Recognition came late to Creston, who devoted his energies to composition only from 1932; but when the accolades and honors did come, they were many and impressive. Early performances of his music by Henry Cowell, a similarly accomplished autodidact, led to a 1938 Guggenheim fellowship. In 1941, Creston's Symphony No. 1 received the annual award from the New York Music Critics' Circle. To his accelerating musical activities Creston added teaching duties, first at Swarthmore, and later at the New York College of Music (1963-1967) and Central Washington State College (1968-1975). His music was championed by a number of important conductors, including Toscanini, Ormandy, and Stokowski, but few were as committed to Creston's music as Howard Mitchell, longtime conductor of the National Symphony Orchestra of Washington, D.C.
Creston composed in a variety of forms; his catalogue includes six symphonies, 15 concerti (including some for neglected instruments like marimba and saxophone), and miscellaneous orchestral, chamber, choral, and vocal works. Creston demonstrated a particular affinity for the poetry of Walt Whitman, which inspired five major scores between 1934 and 1972. Though Creston's bold use of counterpoint often results in striking dissonance, he considered serialism a terrible mistake that would eventually be corrected.

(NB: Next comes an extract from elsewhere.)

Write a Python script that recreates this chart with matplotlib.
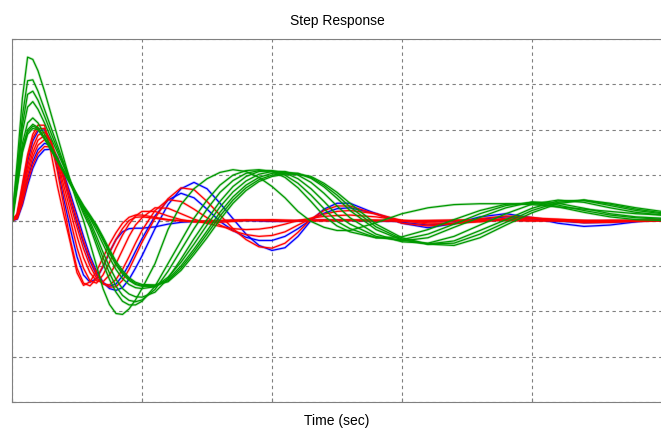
import matplotlib
matplotlib.use("Agg")
import matplotlib.pyplot as plt

# time axis (one unit = one grid cell), shared by every response
t = [0, 0.04, 0.08, 0.12, 0.16, 0.2, 0.25, 0.3, 0.35, 0.4, 0.45, 0.5, 0.55, 0.6, 0.65, 0.7, 0.75, 0.8, 0.85, 0.9, 0.95, 1.0,
     1.1, 1.2, 1.3, 1.4, 1.5, 1.6, 1.7, 1.8, 1.9, 2.0, 2.1, 2.2, 2.3, 2.4, 2.5,
     2.6, 2.8, 3.0, 3.2, 3.4, 3.6, 3.8, 4.0, 4.2, 4.4, 4.6, 4.8, 5.0]

# green responses
g1 = [0, 1.3, 2.7, 3.6, 3.55, 3.3, 2.85, 2.35, 1.85, 1.35, 0.85, 0.4, 0.0, -0.5, -1.0, -1.5, -1.85, -2.05, -2.07, -1.95, -1.75, -1.5,
      -0.95, -0.2, 0.35, 0.7, 0.92, 1.06, 1.12, 1.08, 0.95, 0.75, 0.5, 0.2, -0.02, -0.15, -0.22,
      -0.22, -0.05, 0.15, 0.28, 0.35, 0.37, 0.37, 0.35, 0.3, 0.25, 0.2, 0.15, 0.12]
g2 = [0, 1.1, 2.3, 3.08, 3.1, 2.85, 2.45, 2.05, 1.65, 1.25, 0.85, 0.5, 0.15, -0.15, -0.55, -0.95, -1.3, -1.58, -1.78, -1.86, -1.86, -1.78,
      -1.45, -0.95, -0.45, 0.05, 0.45, 0.78, 1.0, 1.1, 1.12, 1.08, 0.95, 0.72, 0.42, 0.1, -0.12,
      -0.25, -0.38, -0.36, -0.2, 0.02, 0.22, 0.36, 0.38, 0.3, 0.18, 0.08, 0.02, 0.0]
g7 = [0, 1.02, 2.1, 2.78, 2.85, 2.65, 2.3, 1.93, 1.57, 1.21, 0.85, 0.52, 0.2, -0.08, -0.45, -0.82, -1.16, -1.45, -1.65, -1.76, -1.79, -1.75,
      -1.52, -1.12, -0.65, -0.18, 0.25, 0.62, 0.88, 1.04, 1.1, 1.09, 1.0, 0.82, 0.56, 0.26, -0.02,
      -0.18, -0.38, -0.42, -0.3, -0.08, 0.15, 0.33, 0.4, 0.34, 0.22, 0.12, 0.06, 0.03]
g3 = [0, 0.95, 1.95, 2.5, 2.62, 2.45, 2.15, 1.82, 1.5, 1.18, 0.85, 0.55, 0.25, -0.02, -0.35, -0.7, -1.02, -1.3, -1.5, -1.62, -1.68, -1.69,
      -1.58, -1.28, -0.85, -0.4, 0.02, 0.42, 0.75, 0.97, 1.08, 1.1, 1.05, 0.92, 0.7, 0.42, 0.12,
      -0.08, -0.35, -0.45, -0.38, -0.15, 0.07, 0.28, 0.41, 0.38, 0.27, 0.15, 0.08, 0.05]
g4 = [0, 0.85, 1.7, 2.15, 2.26, 2.15, 1.9, 1.63, 1.36, 1.09, 0.8, 0.53, 0.27, 0.05, -0.22, -0.52, -0.82, -1.08, -1.28, -1.41, -1.48, -1.5,
      -1.46, -1.25, -0.92, -0.52, -0.1, 0.3, 0.63, 0.87, 1.02, 1.08, 1.08, 1.0, 0.84, 0.6, 0.32,
      0.06, -0.3, -0.47, -0.5, -0.35, -0.1, 0.15, 0.36, 0.45, 0.4, 0.28, 0.18, 0.12]
g5 = [0, 0.8, 1.6, 2.0, 2.12, 2.05, 1.82, 1.57, 1.32, 1.06, 0.8, 0.55, 0.3, 0.08, -0.15, -0.43, -0.72, -0.98, -1.18, -1.32, -1.41, -1.45,
      -1.45, -1.3, -1.0, -0.63, -0.23, 0.18, 0.52, 0.78, 0.95, 1.04, 1.06, 1.04, 0.93, 0.74, 0.49,
      0.22, -0.2, -0.43, -0.52, -0.45, -0.22, 0.02, 0.27, 0.43, 0.44, 0.33, 0.22, 0.15]
g8 = [0, 0.78, 1.55, 1.95, 2.08, 2.03, 1.81, 1.57, 1.32, 1.07, 0.81, 0.56, 0.31, 0.1, -0.12, -0.4, -0.68, -0.94, -1.14, -1.29, -1.39, -1.43,
      -1.44, -1.33, -1.05, -0.69, -0.3, 0.1, 0.45, 0.72, 0.9, 1.0, 1.04, 1.03, 0.95, 0.78, 0.56,
      0.3, -0.14, -0.41, -0.52, -0.5, -0.3, -0.04, 0.22, 0.4, 0.45, 0.36, 0.25, 0.17]
g6 = [0, 0.75, 1.5, 1.9, 2.03, 2.0, 1.8, 1.56, 1.32, 1.07, 0.82, 0.57, 0.33, 0.12, -0.1, -0.36, -0.64, -0.9, -1.1, -1.26, -1.36, -1.41,
      -1.42, -1.35, -1.1, -0.75, -0.38, 0.02, 0.38, 0.66, 0.86, 0.97, 1.02, 1.02, 0.97, 0.82, 0.62,
      0.38, -0.08, -0.38, -0.52, -0.55, -0.38, -0.1, 0.17, 0.37, 0.45, 0.38, 0.28, 0.2]

# red responses
r1 = [0, 0.15, 0.8, 1.45, 1.9, 2.1, 2.1, 1.5, 0.75, 0.1, -0.5, -1.15, -1.43, -1.35, -1.12, -0.82, -0.52, -0.27, -0.06, 0.07, 0.12, 0.12,
      0.07, 0.02, 0.0, -0.02, -0.02, -0.01, 0.0, 0.01, 0.01, 0.0, -0.01, -0.01, 0.0, 0.01, 0.01,
      0.01, 0.0, -0.01, -0.01, 0.0, 0.01, 0.01, 0.0, -0.01, -0.01, 0.0, 0.0, 0.0]
r6 = [0, 0.13, 0.75, 1.38, 1.82, 2.02, 2.03, 1.72, 1.08, 0.3, -0.45, -1.05, -1.38, -1.44, -1.28, -1.0, -0.7, -0.42, -0.18, 0.0, 0.07, 0.08,
      0.05, 0.01, -0.01, -0.02, -0.01, 0.0, 0.01, 0.01, 0.0, -0.01, -0.01, 0.0, 0.01, 0.01, 0.0,
      0.0, -0.01, -0.01, 0.0, 0.01, 0.01, 0.0, -0.01, 0.0, 0.0, 0.0, 0.0, 0.0]
r2 = [0, 0.1, 0.62, 1.2, 1.62, 1.88, 1.95, 1.75, 1.25, 0.6, 0.0, -0.6, -1.05, -1.33, -1.38, -1.2, -0.92, -0.6, -0.32, -0.08, 0.1, 0.2,
      0.2, 0.1, 0.02, -0.03, -0.05, -0.04, -0.02, 0.0, 0.01, 0.02, 0.01, 0.0, -0.01, -0.01, 0.0,
      0.01, 0.01, 0.0, -0.01, -0.01, 0.0, 0.01, 0.0, 0.0, -0.01, 0.0, 0.0, 0.0]
r3 = [0, 0.08, 0.55, 1.1, 1.5, 1.77, 1.87, 1.75, 1.3, 0.75, 0.2, -0.35, -0.82, -1.15, -1.33, -1.35, -1.2, -0.95, -0.65, -0.35, -0.1, 0.06,
      0.28, 0.27, 0.15, 0.03, -0.06, -0.13, -0.18, -0.2, -0.19, -0.15, -0.08, 0.0, 0.05, 0.09, 0.11,
      0.12, 0.08, 0.0, -0.05, -0.06, -0.03, 0.02, 0.04, 0.03, 0.0, -0.02, -0.02, 0.0]
r4 = [0, 0.06, 0.48, 1.0, 1.4, 1.66, 1.78, 1.7, 1.35, 0.88, 0.35, -0.15, -0.62, -1.0, -1.27, -1.4, -1.42, -1.3, -1.08, -0.8, -0.5, -0.22,
      0.22, 0.46, 0.42, 0.25, 0.06, -0.1, -0.23, -0.31, -0.35, -0.33, -0.25, -0.1, 0.04, 0.14, 0.2,
      0.22, 0.15, 0.0, -0.08, -0.07, -0.01, 0.05, 0.05, 0.02, -0.02, -0.03, -0.01, 0.0]
r5 = [0, 0.04, 0.38, 0.85, 1.22, 1.48, 1.63, 1.62, 1.38, 0.98, 0.5, 0.03, -0.45, -0.85, -1.17, -1.38, -1.47, -1.46, -1.32, -1.08, -0.78, -0.48,
      0.05, 0.48, 0.72, 0.68, 0.42, 0.12, -0.18, -0.42, -0.58, -0.61, -0.5, -0.26, 0.03, 0.22, 0.32,
      0.32, 0.14, -0.06, -0.12, -0.07, 0.04, 0.1, 0.07, 0.0, -0.05, -0.04, -0.01, 0.01]

# blue responses
b1 = [0, 0.12, 0.7, 1.3, 1.75, 1.97, 2.0, 1.75, 1.15, 0.45, -0.2, -0.8, -1.2, -1.36, -1.28, -1.02, -0.7, -0.42, -0.25, -0.18, -0.17, -0.17,
      -0.14, -0.08, -0.04, -0.02, -0.02, -0.01, 0.0, 0.0, -0.01, -0.02, -0.02, -0.01, 0.0, 0.01, 0.01,
      0.0, -0.01, -0.02, -0.02, -0.01, 0.0, 0.01, 0.01, 0.0, -0.01, -0.01, 0.0, 0.0]
b2 = [0, 0.03, 0.34, 0.78, 1.15, 1.4, 1.56, 1.57, 1.38, 1.02, 0.58, 0.12, -0.35, -0.78, -1.12, -1.36, -1.5, -1.54, -1.48, -1.3, -1.05, -0.78,
      -0.18, 0.35, 0.7, 0.84, 0.7, 0.38, 0.04, -0.3, -0.55, -0.66, -0.6, -0.35, 0.0, 0.25, 0.38,
      0.38, 0.15, -0.06, -0.16, -0.07, 0.08, 0.15, 0.06, -0.06, -0.13, -0.1, -0.03, 0.03]
b3 = [0, 0.05, 0.42, 0.92, 1.3, 1.56, 1.7, 1.66, 1.38, 0.95, 0.45, -0.05, -0.5, -0.9, -1.2, -1.38, -1.45, -1.4, -1.22, -0.97, -0.68, -0.4,
      0.1, 0.45, 0.6, 0.5, 0.25, -0.02, -0.22, -0.37, -0.44, -0.44, -0.35, -0.18, 0.02, 0.16, 0.26,
      0.28, 0.15, -0.04, -0.1, -0.06, 0.03, 0.08, 0.05, -0.01, -0.05, -0.04, -0.01, 0.01]

blues = [b1, b2, b3]
reds = [r1, r6, r2, r3, r4, r5]
greens = [g1, g2, g7, g3, g4, g5, g8, g6]

plt.rcParams['font.family'] = ['Liberation Sans', 'DejaVu Sans']

fig = plt.figure(figsize=(6.61, 4.30), dpi=100)
ax = fig.add_axes([12 / 661, 28 / 430, 650 / 661, 363 / 430])

for y in blues:
    ax.plot(t, y, color='#0000ff', lw=2.0, alpha=0.22, solid_joinstyle='round')
    ax.plot(t, y, color='#0000ff', lw=0.9)
for y in reds:
    ax.plot(t, y, color='#ff0000', lw=2.0, alpha=0.22, solid_joinstyle='round')
    ax.plot(t, y, color='#ff0000', lw=0.9)
for y in greens:
    ax.plot(t, y, color='#009900', lw=2.0, alpha=0.22, solid_joinstyle='round')
    ax.plot(t, y, color='#009900', lw=0.9)

ax.set_xlim(0, 5)
ax.set_ylim(-4, 4)
ax.set_xticks([0, 1, 2, 3, 4, 5])
ax.set_yticks([-4, -3, -2, -1, 0, 1, 2, 3, 4])
ax.set_xticklabels([])
ax.set_yticklabels([])
ax.tick_params(direction='in', length=3, color='#808080')
ax.grid(True, color='#808080', linestyle=(0, (3, 3)), linewidth=0.8)
ax.axhline(0, color='#303030', linestyle=(0, (3, 3)), linewidth=0.8, zorder=0.5)
ax.set_axisbelow(True)
for s in ax.spines.values():
    s.set_color('#808080')

ax.set_title('Step Response', fontsize=10, pad=10)
ax.set_xlabel('Time (sec)', fontsize=10, labelpad=5)

fig.savefig('out.png', dpi=100)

Accordingly, Creston's music is always distinctly tonal in the modern American idiom and possessed of a strong rhythmic sense. Rhythm is so central to Creston's aesthetic, in fact, that in addition to authoring two texts on rhythmic matters -- Principles of Rhythm (1964) and Rational Metric Notation (1979) -- the composer wrote a ten-volume series of 123 instructional piano works collectively titled Rhythmicon (1977).
From his earliest years as a composer, Creston maintained a post as organist of St. Malachy's Church in New York City (1934-1967). There is a distinct religious sensibility to much of his music that is clearly evident in such works as the Symphony No. 3 ("Three Mysteries"; 1950) and the orchestral meditation Corinthians: XIII, Op. 82 (1963). After retiring from his academic career, Creston moved to San Diego, where he died on August 24, 1985.